_THE PROBLEM_. Only the lines from the first one through the line with "const X_NAMES = ['J / γ', 'Ω / γ'];" should be printed, exactly as they appear.

_PROVIDED MATERIAL_.
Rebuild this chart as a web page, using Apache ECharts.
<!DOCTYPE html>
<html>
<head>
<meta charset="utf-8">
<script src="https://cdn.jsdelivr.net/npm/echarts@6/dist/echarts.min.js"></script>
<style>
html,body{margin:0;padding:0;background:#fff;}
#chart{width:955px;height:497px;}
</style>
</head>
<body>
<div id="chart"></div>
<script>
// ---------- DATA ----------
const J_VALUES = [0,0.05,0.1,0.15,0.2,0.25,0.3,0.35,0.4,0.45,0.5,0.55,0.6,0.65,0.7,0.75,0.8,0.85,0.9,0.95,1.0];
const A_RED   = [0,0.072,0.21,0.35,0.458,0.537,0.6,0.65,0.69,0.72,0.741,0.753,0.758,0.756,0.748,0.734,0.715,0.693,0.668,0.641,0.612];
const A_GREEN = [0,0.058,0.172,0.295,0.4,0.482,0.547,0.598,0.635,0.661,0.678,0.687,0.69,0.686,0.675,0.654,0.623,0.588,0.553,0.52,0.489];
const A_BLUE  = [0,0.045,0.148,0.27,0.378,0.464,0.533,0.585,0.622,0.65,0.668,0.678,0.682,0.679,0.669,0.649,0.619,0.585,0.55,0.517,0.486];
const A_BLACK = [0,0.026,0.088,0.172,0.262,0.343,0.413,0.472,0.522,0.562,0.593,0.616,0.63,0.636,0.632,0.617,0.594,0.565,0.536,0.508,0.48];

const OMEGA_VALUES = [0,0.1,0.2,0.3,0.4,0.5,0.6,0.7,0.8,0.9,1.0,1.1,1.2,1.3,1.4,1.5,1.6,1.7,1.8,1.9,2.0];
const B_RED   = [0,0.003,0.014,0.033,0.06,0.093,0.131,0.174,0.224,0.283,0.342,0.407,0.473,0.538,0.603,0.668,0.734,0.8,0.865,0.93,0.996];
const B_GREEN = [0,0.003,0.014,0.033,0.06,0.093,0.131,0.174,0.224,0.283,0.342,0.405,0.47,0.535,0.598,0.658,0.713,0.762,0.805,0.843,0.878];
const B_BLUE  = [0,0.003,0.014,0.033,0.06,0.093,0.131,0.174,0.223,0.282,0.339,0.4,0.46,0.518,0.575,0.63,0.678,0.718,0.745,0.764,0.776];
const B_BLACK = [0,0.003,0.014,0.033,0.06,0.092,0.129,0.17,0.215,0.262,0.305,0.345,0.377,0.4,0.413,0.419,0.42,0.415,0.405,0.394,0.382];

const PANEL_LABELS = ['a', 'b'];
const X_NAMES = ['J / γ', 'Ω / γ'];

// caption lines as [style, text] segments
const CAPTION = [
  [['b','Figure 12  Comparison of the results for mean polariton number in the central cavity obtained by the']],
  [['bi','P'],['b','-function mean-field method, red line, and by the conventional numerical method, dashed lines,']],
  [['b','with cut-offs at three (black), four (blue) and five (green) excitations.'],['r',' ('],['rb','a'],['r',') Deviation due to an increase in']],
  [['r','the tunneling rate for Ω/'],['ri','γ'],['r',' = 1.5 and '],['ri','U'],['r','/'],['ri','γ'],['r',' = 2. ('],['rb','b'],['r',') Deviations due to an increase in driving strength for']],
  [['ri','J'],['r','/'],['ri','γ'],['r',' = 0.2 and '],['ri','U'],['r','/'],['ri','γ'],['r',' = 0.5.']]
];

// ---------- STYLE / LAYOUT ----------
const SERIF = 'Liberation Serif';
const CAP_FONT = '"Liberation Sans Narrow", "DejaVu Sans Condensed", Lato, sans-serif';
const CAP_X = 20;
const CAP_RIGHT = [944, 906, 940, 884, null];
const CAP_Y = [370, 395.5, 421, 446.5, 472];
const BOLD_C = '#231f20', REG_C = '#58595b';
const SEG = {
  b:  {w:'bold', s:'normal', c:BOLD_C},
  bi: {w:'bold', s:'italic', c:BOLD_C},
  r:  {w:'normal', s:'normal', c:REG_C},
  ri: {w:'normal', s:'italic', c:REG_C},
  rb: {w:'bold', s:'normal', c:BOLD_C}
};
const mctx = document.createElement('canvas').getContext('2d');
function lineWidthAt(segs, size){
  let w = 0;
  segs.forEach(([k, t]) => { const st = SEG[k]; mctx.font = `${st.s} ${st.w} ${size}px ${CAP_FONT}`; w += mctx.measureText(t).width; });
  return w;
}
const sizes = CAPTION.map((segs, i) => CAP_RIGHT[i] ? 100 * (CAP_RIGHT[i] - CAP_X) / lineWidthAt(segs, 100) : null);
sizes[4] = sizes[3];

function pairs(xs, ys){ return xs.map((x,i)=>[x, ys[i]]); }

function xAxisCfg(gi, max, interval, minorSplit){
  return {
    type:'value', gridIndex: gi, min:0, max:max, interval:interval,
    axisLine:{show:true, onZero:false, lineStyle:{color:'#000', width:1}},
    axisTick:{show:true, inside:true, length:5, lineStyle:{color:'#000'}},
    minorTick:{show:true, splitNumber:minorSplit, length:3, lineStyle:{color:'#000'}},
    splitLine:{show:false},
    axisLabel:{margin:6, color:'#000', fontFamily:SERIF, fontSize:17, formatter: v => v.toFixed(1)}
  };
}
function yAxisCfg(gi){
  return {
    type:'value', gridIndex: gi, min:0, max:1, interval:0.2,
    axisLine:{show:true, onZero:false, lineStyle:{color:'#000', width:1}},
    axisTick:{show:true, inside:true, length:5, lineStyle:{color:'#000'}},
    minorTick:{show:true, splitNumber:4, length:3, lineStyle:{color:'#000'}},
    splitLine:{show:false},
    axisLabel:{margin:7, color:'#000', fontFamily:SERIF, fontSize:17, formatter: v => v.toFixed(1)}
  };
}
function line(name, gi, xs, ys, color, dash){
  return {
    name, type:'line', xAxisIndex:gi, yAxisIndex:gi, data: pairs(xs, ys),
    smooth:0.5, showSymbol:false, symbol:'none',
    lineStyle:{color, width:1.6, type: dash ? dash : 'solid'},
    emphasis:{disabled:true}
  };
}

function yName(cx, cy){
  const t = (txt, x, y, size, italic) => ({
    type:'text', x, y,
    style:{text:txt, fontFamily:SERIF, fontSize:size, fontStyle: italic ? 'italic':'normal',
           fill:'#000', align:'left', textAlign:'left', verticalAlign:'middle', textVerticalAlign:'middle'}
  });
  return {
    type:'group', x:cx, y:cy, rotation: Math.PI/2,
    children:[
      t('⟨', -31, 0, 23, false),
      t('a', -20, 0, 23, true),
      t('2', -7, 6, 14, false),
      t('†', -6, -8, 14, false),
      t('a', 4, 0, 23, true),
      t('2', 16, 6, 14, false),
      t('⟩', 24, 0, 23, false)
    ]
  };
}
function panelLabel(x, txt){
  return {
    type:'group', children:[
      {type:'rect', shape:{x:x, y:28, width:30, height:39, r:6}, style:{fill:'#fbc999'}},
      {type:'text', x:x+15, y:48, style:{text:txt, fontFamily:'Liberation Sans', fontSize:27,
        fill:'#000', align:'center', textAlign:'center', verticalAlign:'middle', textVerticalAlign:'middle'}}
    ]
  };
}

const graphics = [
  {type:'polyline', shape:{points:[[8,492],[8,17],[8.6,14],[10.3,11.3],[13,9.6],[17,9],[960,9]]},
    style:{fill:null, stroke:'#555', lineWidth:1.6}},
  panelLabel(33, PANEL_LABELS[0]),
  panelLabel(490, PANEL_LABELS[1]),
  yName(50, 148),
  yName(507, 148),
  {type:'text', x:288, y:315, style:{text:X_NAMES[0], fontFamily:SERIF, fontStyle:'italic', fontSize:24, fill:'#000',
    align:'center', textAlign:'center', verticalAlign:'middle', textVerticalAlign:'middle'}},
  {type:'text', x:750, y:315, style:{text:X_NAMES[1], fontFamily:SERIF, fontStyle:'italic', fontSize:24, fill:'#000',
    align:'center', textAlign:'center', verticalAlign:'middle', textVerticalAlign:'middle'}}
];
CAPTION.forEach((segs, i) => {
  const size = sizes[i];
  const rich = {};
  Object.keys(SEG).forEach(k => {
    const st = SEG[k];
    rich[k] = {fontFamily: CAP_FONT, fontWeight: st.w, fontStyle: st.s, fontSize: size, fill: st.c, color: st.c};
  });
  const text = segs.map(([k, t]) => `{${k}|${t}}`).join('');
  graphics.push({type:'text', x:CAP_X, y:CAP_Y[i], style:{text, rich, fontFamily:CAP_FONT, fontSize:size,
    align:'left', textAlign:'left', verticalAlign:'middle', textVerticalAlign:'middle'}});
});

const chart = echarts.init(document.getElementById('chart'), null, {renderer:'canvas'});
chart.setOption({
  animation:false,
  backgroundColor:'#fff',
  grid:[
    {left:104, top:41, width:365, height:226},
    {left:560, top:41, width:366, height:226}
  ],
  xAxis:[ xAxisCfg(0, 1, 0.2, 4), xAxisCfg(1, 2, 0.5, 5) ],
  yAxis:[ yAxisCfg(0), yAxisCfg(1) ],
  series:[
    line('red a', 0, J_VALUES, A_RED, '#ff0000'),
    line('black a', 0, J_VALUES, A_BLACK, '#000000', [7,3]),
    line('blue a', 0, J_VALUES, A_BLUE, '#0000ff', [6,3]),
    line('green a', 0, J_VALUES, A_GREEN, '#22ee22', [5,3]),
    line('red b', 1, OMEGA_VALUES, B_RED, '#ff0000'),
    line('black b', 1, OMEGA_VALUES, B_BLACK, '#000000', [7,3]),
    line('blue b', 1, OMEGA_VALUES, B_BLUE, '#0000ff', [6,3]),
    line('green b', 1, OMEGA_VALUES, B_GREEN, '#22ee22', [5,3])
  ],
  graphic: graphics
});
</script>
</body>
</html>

_REPLY TO THE EXERCISE_.
Rebuild this chart as a web page, using Apache ECharts.
<!DOCTYPE html>
<html>
<head>
<meta charset="utf-8">
<script src="https://cdn.jsdelivr.net/npm/echarts@6/dist/echarts.min.js"></script>
<style>
html,body{margin:0;padding:0;background:#fff;}
#chart{width:955px;height:497px;}
</style>
</head>
<body>
<div id="chart"></div>
<script>
// ---------- DATA ----------
const J_VALUES = [0,0.05,0.1,0.15,0.2,0.25,0.3,0.35,0.4,0.45,0.5,0.55,0.6,0.65,0.7,0.75,0.8,0.85,0.9,0.95,1.0];
const A_RED   = [0,0.072,0.21,0.35,0.458,0.537,0.6,0.65,0.69,0.72,0.741,0.753,0.758,0.756,0.748,0.734,0.715,0.693,0.668,0.641,0.612];
const A_GREEN = [0,0.058,0.172,0.295,0.4,0.482,0.547,0.598,0.635,0.661,0.678,0.687,0.69,0.686,0.675,0.654,0.623,0.588,0.553,0.52,0.489];
const A_BLUE  = [0,0.045,0.148,0.27,0.378,0.464,0.533,0.585,0.622,0.65,0.668,0.678,0.682,0.679,0.669,0.649,0.619,0.585,0.55,0.517,0.486];
const A_BLACK = [0,0.026,0.088,0.172,0.262,0.343,0.413,0.472,0.522,0.562,0.593,0.616,0.63,0.636,0.632,0.617,0.594,0.565,0.536,0.508,0.48];

const OMEGA_VALUES = [0,0.1,0.2,0.3,0.4,0.5,0.6,0.7,0.8,0.9,1.0,1.1,1.2,1.3,1.4,1.5,1.6,1.7,1.8,1.9,2.0];
const B_RED   = [0,0.003,0.014,0.033,0.06,0.093,0.131,0.174,0.224,0.283,0.342,0.407,0.473,0.538,0.603,0.668,0.734,0.8,0.865,0.93,0.996];
const B_GREEN = [0,0.003,0.014,0.033,0.06,0.093,0.131,0.174,0.224,0.283,0.342,0.405,0.47,0.535,0.598,0.658,0.713,0.762,0.805,0.843,0.878];
const B_BLUE  = [0,0.003,0.014,0.033,0.06,0.093,0.131,0.174,0.223,0.282,0.339,0.4,0.46,0.518,0.575,0.63,0.678,0.718,0.745,0.764,0.776];
const B_BLACK = [0,0.003,0.014,0.033,0.06,0.092,0.129,0.17,0.215,0.262,0.305,0.345,0.377,0.4,0.413,0.419,0.42,0.415,0.405,0.394,0.382];

const PANEL_LABELS = ['a', 'b'];
const X_NAMES = ['J / γ', 'Ω / γ'];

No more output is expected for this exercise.